Starting at the line that has "Give me the matplotlib source for this chart." and stopping after the line that has "plt.rcParams['mathtext.bf'] = 'Liberation", reproduce the listing below exactly; omit everything else.

-- Start of RECORDS PROVIDED --

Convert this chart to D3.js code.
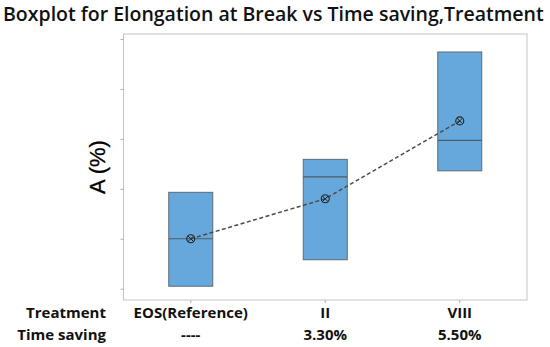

-- End of RECORDS PROVIDED --
-- Start of RECORDS PROVIDED --

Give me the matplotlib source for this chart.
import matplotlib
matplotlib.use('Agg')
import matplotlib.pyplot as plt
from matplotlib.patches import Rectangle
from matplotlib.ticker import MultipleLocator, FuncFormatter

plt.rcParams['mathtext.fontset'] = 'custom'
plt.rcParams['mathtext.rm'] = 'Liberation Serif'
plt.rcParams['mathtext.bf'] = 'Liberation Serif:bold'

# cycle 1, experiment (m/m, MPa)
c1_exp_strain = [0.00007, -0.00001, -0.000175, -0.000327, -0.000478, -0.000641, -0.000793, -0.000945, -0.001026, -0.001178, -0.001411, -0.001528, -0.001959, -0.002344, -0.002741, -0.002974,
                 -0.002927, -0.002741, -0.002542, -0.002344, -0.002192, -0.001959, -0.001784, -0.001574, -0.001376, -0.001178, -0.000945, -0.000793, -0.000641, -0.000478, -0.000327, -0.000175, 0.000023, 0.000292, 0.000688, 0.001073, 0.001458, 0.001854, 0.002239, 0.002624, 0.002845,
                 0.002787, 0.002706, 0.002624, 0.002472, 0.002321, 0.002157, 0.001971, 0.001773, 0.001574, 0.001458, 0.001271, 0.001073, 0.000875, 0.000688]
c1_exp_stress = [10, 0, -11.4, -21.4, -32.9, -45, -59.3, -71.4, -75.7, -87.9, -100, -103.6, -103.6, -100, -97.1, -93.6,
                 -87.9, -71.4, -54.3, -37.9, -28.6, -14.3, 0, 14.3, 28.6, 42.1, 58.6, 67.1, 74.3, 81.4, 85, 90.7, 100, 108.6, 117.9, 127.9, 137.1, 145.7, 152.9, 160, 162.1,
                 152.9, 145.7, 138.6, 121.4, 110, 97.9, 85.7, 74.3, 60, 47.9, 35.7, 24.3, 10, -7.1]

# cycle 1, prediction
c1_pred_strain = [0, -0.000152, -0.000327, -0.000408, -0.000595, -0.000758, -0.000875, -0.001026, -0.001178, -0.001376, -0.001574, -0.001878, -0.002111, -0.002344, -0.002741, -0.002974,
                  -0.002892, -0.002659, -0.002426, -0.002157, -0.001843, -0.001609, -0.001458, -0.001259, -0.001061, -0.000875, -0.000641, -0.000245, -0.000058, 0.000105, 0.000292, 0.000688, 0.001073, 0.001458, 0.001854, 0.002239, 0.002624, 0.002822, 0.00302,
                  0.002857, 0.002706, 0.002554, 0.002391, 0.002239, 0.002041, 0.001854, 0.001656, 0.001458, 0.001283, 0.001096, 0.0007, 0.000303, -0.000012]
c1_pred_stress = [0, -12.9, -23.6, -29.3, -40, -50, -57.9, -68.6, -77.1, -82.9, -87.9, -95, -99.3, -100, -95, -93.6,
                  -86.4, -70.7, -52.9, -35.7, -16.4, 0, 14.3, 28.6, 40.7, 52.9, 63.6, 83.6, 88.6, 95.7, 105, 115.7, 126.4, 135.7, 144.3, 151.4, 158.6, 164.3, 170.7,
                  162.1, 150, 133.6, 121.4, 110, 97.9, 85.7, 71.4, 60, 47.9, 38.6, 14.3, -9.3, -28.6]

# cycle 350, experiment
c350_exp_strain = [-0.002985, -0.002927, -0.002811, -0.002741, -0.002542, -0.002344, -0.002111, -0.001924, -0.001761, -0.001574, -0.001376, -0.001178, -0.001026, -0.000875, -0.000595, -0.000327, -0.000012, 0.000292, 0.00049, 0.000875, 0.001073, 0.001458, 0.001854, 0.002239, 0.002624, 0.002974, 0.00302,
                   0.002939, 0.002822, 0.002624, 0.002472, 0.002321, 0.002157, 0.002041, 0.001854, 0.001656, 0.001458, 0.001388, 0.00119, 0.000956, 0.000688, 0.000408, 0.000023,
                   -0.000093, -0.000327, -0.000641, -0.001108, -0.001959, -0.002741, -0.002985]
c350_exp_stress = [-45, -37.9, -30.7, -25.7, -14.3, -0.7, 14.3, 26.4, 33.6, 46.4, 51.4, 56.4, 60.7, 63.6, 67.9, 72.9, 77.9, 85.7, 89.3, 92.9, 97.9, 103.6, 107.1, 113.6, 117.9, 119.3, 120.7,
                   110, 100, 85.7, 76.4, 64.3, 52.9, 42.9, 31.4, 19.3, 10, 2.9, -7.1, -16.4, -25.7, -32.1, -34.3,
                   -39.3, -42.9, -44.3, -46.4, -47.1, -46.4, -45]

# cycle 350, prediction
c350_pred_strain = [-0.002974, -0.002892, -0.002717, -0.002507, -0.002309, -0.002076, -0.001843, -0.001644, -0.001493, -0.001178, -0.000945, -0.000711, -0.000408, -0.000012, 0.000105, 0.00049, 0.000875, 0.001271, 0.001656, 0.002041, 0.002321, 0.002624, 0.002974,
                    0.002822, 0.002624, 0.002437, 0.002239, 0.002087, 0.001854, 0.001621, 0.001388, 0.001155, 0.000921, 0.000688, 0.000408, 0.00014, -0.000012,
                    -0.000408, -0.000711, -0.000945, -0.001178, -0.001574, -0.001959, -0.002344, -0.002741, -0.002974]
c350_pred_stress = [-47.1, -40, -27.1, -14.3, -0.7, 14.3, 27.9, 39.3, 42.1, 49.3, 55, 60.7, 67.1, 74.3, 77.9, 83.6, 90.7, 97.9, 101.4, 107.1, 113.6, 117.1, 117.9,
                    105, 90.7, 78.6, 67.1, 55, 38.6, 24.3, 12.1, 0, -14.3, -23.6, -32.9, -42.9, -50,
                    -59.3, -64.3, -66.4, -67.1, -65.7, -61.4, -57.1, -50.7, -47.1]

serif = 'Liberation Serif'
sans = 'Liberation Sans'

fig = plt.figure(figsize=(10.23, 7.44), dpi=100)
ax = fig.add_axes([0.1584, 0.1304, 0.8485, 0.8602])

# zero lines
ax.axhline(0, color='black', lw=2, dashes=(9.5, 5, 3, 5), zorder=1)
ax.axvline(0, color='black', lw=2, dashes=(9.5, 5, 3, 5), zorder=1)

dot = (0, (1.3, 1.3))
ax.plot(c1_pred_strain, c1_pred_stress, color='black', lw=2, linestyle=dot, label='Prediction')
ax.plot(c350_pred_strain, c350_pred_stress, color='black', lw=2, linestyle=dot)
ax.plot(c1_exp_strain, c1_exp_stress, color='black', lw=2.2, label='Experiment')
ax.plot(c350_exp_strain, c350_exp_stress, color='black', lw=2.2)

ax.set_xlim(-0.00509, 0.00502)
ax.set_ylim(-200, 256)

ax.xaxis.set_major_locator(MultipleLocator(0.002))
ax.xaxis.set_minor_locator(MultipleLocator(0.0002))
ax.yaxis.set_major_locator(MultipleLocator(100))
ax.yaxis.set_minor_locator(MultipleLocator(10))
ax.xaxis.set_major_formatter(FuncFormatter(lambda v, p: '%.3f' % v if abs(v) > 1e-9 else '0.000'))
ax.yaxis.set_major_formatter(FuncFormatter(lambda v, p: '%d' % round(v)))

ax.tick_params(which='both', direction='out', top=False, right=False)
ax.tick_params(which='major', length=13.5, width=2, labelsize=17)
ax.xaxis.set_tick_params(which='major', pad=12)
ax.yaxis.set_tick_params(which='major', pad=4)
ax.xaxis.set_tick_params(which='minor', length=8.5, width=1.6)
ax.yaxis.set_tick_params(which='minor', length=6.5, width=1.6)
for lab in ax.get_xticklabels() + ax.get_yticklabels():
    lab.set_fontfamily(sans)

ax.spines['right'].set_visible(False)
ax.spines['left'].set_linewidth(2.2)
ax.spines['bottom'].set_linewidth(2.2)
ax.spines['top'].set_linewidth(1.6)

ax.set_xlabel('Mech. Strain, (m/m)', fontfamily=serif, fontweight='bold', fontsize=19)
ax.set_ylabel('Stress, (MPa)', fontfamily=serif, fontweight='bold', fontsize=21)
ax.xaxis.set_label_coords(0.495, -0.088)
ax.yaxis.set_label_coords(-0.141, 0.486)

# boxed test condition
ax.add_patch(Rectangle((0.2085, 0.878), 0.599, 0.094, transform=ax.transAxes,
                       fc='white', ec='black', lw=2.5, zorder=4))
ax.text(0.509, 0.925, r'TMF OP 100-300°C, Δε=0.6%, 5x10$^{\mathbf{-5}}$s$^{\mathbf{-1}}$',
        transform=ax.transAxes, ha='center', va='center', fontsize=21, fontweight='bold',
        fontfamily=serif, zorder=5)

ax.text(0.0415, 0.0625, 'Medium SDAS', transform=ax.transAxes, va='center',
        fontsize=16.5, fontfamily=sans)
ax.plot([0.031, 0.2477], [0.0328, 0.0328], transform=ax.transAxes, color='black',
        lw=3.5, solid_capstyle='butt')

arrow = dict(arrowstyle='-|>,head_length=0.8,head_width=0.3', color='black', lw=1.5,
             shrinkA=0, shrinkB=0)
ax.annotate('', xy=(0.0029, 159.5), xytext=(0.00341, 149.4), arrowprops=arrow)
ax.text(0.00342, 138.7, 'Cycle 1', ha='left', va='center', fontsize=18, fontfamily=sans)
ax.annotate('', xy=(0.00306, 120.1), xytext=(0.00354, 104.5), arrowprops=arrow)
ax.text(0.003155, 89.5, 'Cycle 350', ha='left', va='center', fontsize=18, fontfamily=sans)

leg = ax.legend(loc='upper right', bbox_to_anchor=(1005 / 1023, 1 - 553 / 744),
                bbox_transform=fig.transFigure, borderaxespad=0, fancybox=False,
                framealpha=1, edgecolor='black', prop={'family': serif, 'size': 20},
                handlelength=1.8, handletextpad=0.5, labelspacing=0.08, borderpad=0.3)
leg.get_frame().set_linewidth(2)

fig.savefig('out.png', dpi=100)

-- End of RECORDS PROVIDED --
-- Start of RECORDS PROVIDED --

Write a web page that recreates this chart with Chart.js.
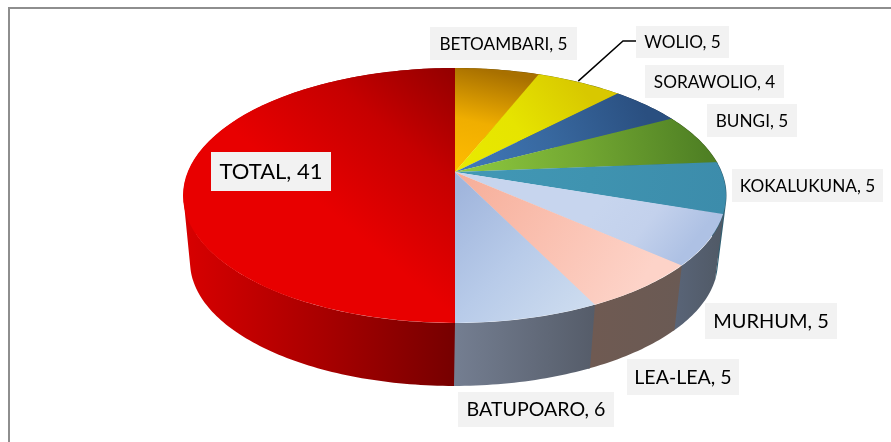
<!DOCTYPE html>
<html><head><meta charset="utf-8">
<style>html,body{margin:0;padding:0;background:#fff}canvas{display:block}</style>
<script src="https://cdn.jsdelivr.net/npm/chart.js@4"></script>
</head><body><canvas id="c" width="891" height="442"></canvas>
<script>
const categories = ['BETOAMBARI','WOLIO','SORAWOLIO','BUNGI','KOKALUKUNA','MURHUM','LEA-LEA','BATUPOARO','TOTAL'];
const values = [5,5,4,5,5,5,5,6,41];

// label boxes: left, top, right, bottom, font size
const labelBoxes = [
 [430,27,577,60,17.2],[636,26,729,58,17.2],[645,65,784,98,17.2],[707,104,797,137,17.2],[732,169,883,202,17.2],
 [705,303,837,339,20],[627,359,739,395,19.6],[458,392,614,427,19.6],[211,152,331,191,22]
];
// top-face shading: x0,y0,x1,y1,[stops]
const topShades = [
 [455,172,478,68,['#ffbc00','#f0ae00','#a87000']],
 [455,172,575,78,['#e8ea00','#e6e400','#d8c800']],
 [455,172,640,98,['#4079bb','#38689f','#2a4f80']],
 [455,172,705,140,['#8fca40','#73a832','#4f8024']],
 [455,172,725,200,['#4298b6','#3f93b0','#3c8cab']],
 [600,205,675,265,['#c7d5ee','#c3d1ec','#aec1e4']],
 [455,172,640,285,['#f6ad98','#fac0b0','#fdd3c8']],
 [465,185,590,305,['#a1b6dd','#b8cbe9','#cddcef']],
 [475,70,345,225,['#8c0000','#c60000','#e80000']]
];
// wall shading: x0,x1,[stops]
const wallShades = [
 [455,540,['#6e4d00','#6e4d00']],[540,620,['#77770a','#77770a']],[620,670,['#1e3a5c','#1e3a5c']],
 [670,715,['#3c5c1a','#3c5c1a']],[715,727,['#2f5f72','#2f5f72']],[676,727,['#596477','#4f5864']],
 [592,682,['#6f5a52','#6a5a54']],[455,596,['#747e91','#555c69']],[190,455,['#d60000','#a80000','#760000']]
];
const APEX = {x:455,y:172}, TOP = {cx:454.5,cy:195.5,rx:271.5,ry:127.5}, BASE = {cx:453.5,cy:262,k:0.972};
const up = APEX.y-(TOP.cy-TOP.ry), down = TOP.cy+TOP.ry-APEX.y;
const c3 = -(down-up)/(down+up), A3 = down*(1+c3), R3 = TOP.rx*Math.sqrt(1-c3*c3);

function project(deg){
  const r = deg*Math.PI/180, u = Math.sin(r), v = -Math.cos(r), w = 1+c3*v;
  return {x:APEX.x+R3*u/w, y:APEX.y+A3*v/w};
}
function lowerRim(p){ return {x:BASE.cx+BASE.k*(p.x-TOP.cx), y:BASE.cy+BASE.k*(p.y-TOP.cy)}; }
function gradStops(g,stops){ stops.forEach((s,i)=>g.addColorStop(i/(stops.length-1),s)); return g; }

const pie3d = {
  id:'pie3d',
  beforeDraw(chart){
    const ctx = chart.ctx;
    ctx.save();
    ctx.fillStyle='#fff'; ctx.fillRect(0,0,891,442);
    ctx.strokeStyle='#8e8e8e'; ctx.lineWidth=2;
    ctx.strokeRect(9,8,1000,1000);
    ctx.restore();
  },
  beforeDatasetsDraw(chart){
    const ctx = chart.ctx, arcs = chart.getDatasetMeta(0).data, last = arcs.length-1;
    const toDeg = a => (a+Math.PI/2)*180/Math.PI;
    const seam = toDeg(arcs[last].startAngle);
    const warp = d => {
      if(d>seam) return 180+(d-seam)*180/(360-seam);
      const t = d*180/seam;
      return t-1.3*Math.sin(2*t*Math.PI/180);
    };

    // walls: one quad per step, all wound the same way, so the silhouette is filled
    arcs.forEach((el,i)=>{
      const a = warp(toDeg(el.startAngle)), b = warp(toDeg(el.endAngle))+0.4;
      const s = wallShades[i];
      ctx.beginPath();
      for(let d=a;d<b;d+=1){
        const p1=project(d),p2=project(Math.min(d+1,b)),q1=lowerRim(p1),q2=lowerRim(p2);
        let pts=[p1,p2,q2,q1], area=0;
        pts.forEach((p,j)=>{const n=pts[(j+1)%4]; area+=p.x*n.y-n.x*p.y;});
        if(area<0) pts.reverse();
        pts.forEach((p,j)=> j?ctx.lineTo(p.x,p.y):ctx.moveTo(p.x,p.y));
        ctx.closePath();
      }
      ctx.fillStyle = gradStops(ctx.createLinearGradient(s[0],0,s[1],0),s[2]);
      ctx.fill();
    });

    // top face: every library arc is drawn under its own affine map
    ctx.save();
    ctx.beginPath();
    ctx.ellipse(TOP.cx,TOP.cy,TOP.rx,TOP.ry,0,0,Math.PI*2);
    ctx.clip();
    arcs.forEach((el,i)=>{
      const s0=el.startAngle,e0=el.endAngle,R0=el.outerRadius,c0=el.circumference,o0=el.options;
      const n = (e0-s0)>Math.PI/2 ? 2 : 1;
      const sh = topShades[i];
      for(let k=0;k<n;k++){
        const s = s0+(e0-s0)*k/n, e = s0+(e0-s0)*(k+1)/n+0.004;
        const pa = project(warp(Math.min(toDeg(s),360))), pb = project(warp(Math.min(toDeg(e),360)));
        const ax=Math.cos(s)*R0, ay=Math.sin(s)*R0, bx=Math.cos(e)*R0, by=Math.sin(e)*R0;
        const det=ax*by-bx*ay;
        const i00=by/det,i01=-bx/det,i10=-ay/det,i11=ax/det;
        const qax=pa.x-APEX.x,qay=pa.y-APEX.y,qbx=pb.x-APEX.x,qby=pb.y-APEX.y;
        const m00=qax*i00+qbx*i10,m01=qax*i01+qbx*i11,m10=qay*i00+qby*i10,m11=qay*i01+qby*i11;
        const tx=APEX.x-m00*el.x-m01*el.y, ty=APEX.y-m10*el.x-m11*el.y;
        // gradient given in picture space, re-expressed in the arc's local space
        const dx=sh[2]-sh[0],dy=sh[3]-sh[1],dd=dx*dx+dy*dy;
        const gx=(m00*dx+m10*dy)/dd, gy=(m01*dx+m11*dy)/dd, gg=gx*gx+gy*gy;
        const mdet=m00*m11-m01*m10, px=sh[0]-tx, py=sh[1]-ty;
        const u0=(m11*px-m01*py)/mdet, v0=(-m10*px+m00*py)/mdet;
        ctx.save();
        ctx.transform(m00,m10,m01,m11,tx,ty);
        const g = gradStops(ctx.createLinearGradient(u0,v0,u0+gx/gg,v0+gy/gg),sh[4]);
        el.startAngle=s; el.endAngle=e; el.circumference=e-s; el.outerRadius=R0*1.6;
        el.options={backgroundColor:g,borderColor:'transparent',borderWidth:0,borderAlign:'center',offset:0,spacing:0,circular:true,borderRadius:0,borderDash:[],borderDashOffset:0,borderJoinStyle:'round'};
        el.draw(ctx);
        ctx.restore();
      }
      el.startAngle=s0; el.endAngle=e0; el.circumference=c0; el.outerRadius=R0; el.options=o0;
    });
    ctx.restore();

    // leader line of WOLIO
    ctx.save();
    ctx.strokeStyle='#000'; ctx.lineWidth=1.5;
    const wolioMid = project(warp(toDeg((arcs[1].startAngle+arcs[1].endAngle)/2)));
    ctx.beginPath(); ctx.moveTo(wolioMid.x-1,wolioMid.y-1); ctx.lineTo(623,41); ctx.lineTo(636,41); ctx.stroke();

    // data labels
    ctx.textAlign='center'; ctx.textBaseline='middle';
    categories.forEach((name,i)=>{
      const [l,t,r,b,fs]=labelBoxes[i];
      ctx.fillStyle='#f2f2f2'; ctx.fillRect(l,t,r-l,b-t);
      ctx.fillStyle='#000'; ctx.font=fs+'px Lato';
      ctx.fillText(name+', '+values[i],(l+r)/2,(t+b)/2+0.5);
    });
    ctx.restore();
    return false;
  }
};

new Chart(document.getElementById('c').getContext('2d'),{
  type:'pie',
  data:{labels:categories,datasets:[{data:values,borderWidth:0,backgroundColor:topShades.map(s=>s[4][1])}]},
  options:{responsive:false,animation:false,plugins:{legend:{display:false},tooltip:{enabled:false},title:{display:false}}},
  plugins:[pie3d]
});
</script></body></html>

-- End of RECORDS PROVIDED --

* **OUTPUT OF THE TASK**
Give me the matplotlib source for this chart.
import matplotlib
matplotlib.use('Agg')
import matplotlib.pyplot as plt
from matplotlib.patches import Rectangle
from matplotlib.ticker import MultipleLocator, FuncFormatter

plt.rcParams['mathtext.fontset'] = 'custom'
plt.rcParams['mathtext.rm'] = 'Liberation Serif'
plt.rcParams['mathtext.bf'] = 'Liberation Serif:bold'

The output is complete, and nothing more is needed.